You can check your BMI at the NHS website.
Speak to Force Fitness assessor/Occupational health physician
During the medical assessment we will measure your blood pressure which shouldn’t be too high or too low. High blood pressure (hypertension) is a major risk factor for strokes, heart failures and chronic kidney disease amongst other conditions. If you present with stage 1+ hypertension (daily average of 135/85 mmHg or higher or clinic reading of 140/90 mmHg) you will not be able to undertake the fitness test without your GP investigating and reporting back regarding a sustained and acceptable control of the condition. Once your GP has identified that your condition is adequately controlled you will be able to progress with your application. Sustained and untreatable hypertension is not compatible with an active Policing role due to the cardiovascular risk and performance compromise it invokes.
The Job Related Fitness Test assesses you to see whether you are physically fit for the job and are ready for Officer Safety Training, where you learn to protect yourself and others. You will be required to undertake a running test (known as the Multi-stage Shuttle Run Test or Bleep Test). TO PASS – improve your fitness before your medical.

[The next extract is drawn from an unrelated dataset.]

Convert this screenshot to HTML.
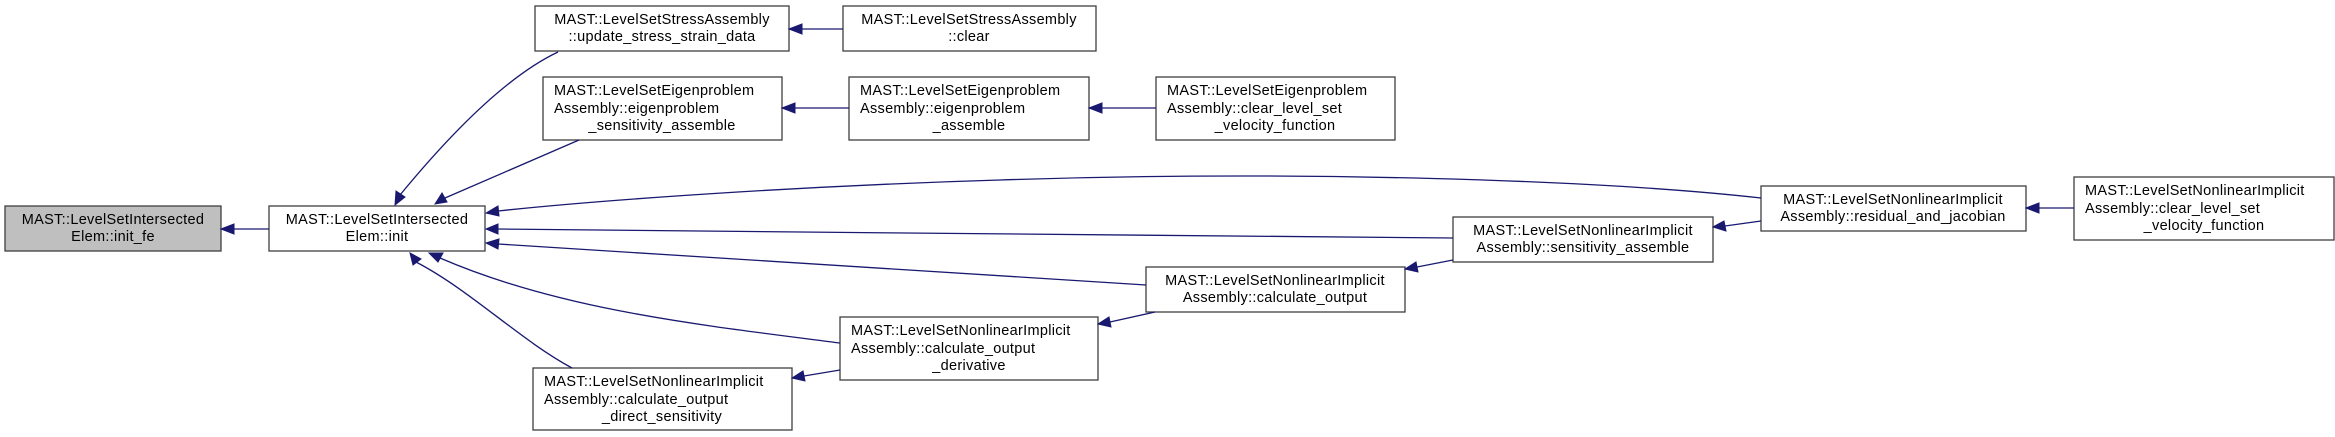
<!DOCTYPE html>
<html><head><meta charset="utf-8"><style>
html,body{margin:0;padding:0;background:#fff;}
svg{display:block;}
text{font-family:"Liberation Sans",Arial,sans-serif;font-size:14.5px;letter-spacing:0.3px;fill:#000;}
.b{fill:#fff;stroke:#3f3f3f;stroke-width:1.3;}
.e{fill:none;stroke:#191970;stroke-width:1.3;}
.a{fill:#191970;stroke:#191970;}
</style></head><body>
<svg width="2335" height="437" viewBox="0 0 2335 437" xmlns="http://www.w3.org/2000/svg">
<rect x="5" y="206" width="216" height="45" fill="#bfbfbf" stroke="#3f3f3f" stroke-width="1.3"/>
<text x="113" y="224" text-anchor="middle">MAST::LevelSetIntersected</text>
<text x="113" y="241" text-anchor="middle">Elem::init_fe</text>

<rect class="b" x="269" y="206" width="216" height="45"/>
<text x="377" y="224" text-anchor="middle">MAST::LevelSetIntersected</text>
<text x="377" y="241" text-anchor="middle">Elem::init</text>

<rect class="b" x="535" y="6" width="254" height="45"/>
<text x="662" y="24" text-anchor="middle">MAST::LevelSetStressAssembly</text>
<text x="662" y="41" text-anchor="middle">::update_stress_strain_data</text>

<rect class="b" x="843" y="6" width="253" height="45"/>
<text x="969" y="24" text-anchor="middle">MAST::LevelSetStressAssembly</text>
<text x="969" y="41" text-anchor="middle">::clear</text>

<rect class="b" x="543" y="77" width="239" height="63"/>
<text x="554" y="95">MAST::LevelSetEigenproblem</text>
<text x="554" y="113">Assembly::eigenproblem</text>
<text x="662" y="130" text-anchor="middle">_sensitivity_assemble</text>

<rect class="b" x="849" y="77" width="240" height="63"/>
<text x="860" y="95">MAST::LevelSetEigenproblem</text>
<text x="860" y="113">Assembly::eigenproblem</text>
<text x="969" y="130" text-anchor="middle">_assemble</text>

<rect class="b" x="1156" y="77" width="239" height="63"/>
<text x="1167" y="95">MAST::LevelSetEigenproblem</text>
<text x="1167" y="113">Assembly::clear_level_set</text>
<text x="1275" y="130" text-anchor="middle">_velocity_function</text>

<rect class="b" x="533" y="368" width="259" height="62"/>
<text x="544" y="386">MAST::LevelSetNonlinearImplicit</text>
<text x="544" y="404">Assembly::calculate_output</text>
<text x="662" y="421" text-anchor="middle">_direct_sensitivity</text>

<rect class="b" x="840" y="317" width="258" height="63"/>
<text x="851" y="335">MAST::LevelSetNonlinearImplicit</text>
<text x="851" y="353">Assembly::calculate_output</text>
<text x="969" y="370" text-anchor="middle">_derivative</text>

<rect class="b" x="1146" y="267" width="259" height="45"/>
<text x="1275" y="285" text-anchor="middle">MAST::LevelSetNonlinearImplicit</text>
<text x="1275" y="302" text-anchor="middle">Assembly::calculate_output</text>

<rect class="b" x="1453" y="217" width="260" height="45"/>
<text x="1583" y="235" text-anchor="middle">MAST::LevelSetNonlinearImplicit</text>
<text x="1583" y="252" text-anchor="middle">Assembly::sensitivity_assemble</text>

<rect class="b" x="1761" y="186" width="265" height="45"/>
<text x="1893" y="204" text-anchor="middle">MAST::LevelSetNonlinearImplicit</text>
<text x="1893" y="221" text-anchor="middle">Assembly::residual_and_jacobian</text>

<rect class="b" x="2074" y="177" width="260" height="63"/>
<text x="2085" y="195">MAST::LevelSetNonlinearImplicit</text>
<text x="2085" y="213">Assembly::clear_level_set</text>
<text x="2204" y="230" text-anchor="middle">_velocity_function</text>

<path class="e" d="M269,229 L233,229"/>
<polygon class="a" points="221,229 234,224 234,234"/>

<path class="e" d="M558,52 C520,70 470,110 400,195"/>
<polygon class="a" points="395,205 396,191 405,197"/>

<path class="e" d="M579,140 L445,198"/>
<polygon class="a" points="435,204 442,193 447,202"/>

<path class="e" d="M1761,198 C1600,180 1300,170 1000,180 C800,186 600,200 498,211"/>
<polygon class="a" points="486,213 498,206 499,216"/>

<path class="e" d="M1453,238 C1200,236 800,232 498,229"/>
<polygon class="a" points="486,229 498,224 498,234"/>

<path class="e" d="M1146,285 L498,244"/>
<polygon class="a" points="486,243 499,239 498,249"/>

<path class="e" d="M840,343 C700,325 560,310 440,258"/>
<polygon class="a" points="429,253 443,253 438,262"/>

<path class="e" d="M572,368 C520,340 470,290 416,262"/>
<polygon class="a" points="410,253 421,259 413,265"/>

<path class="e" d="M849,108 L794,108"/>
<polygon class="a" points="782,108 795,103 795,113"/>

<path class="e" d="M1156,108 L1101,108"/>
<polygon class="a" points="1089,108 1102,103 1102,113"/>

<path class="e" d="M843,29 L801,29"/>
<polygon class="a" points="789,29 802,24 802,34"/>

<path class="e" d="M1155,312 L1110,322"/>
<polygon class="a" points="1098,324 1109,317 1111,327"/>

<path class="e" d="M840,370 L804,376"/>
<polygon class="a" points="792,378 803,371 805,381"/>

<path class="e" d="M1453,260 L1417,267"/>
<polygon class="a" points="1405,269 1416,262 1418,272"/>

<path class="e" d="M1761,221 L1725,226"/>
<polygon class="a" points="1713,227 1724,221 1726,231"/>

<path class="e" d="M2074,208 L2038,208"/>
<polygon class="a" points="2026,208 2039,203 2039,213"/>
</svg>
</body></html>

Different levels of fitness are required for different roles please see the college of policing for job specific roles and their pass level.
The standard pass level for all roles that complete PST excluding specialist roles is 5.4 on the MSFT
For fitness and nutrition advice speak to force fitness assessor.
See Police fitness plan and guidance at the College of policing.
Health conditions and medication
Some common medical issues are outlined below:
You will be individually assessed. Individuals with asthma that is well-controlled with inhalers are acceptable.
You will be individually assessed. Your treatment needs to give good blood-sugar control and be able to adapt to the demands of the job (including shifts and variable meal patterns).
You will be individually assessed. It is recommended that you have not experienced a seizure for at least 18 months (with or without medication) before you apply.
Stress, anxiety or depression
You will be individually assessed. These roles are front-line and public facing, requiring the ability to deal with the public in a wide range of situations. It is recommended that you have been well, without medication, for at least 6 months before you apply.
We are able to take this into account for your selection procedures if you have a report confirming your condition. For police officers this report must be carried out as an adult. Support is available during training and in these roles.
Most allergies are compatible with these roles, but if you have a severe allergy (including a history of collapse or breathing difficulties) you are advised to contact a recruitment doctor for further advice before you apply.
Any type of blood clotting disorder which requires medication such as Warfarin
Before you apply please contact a recruitment doctor for further advice.
To pass - Maintain a good record in your current work with as little sick leave as possible. If you have a health problem, or you’ve recently had a lot of time off, try to bring a copy of your medical records or a note from your doctor with you to your medical.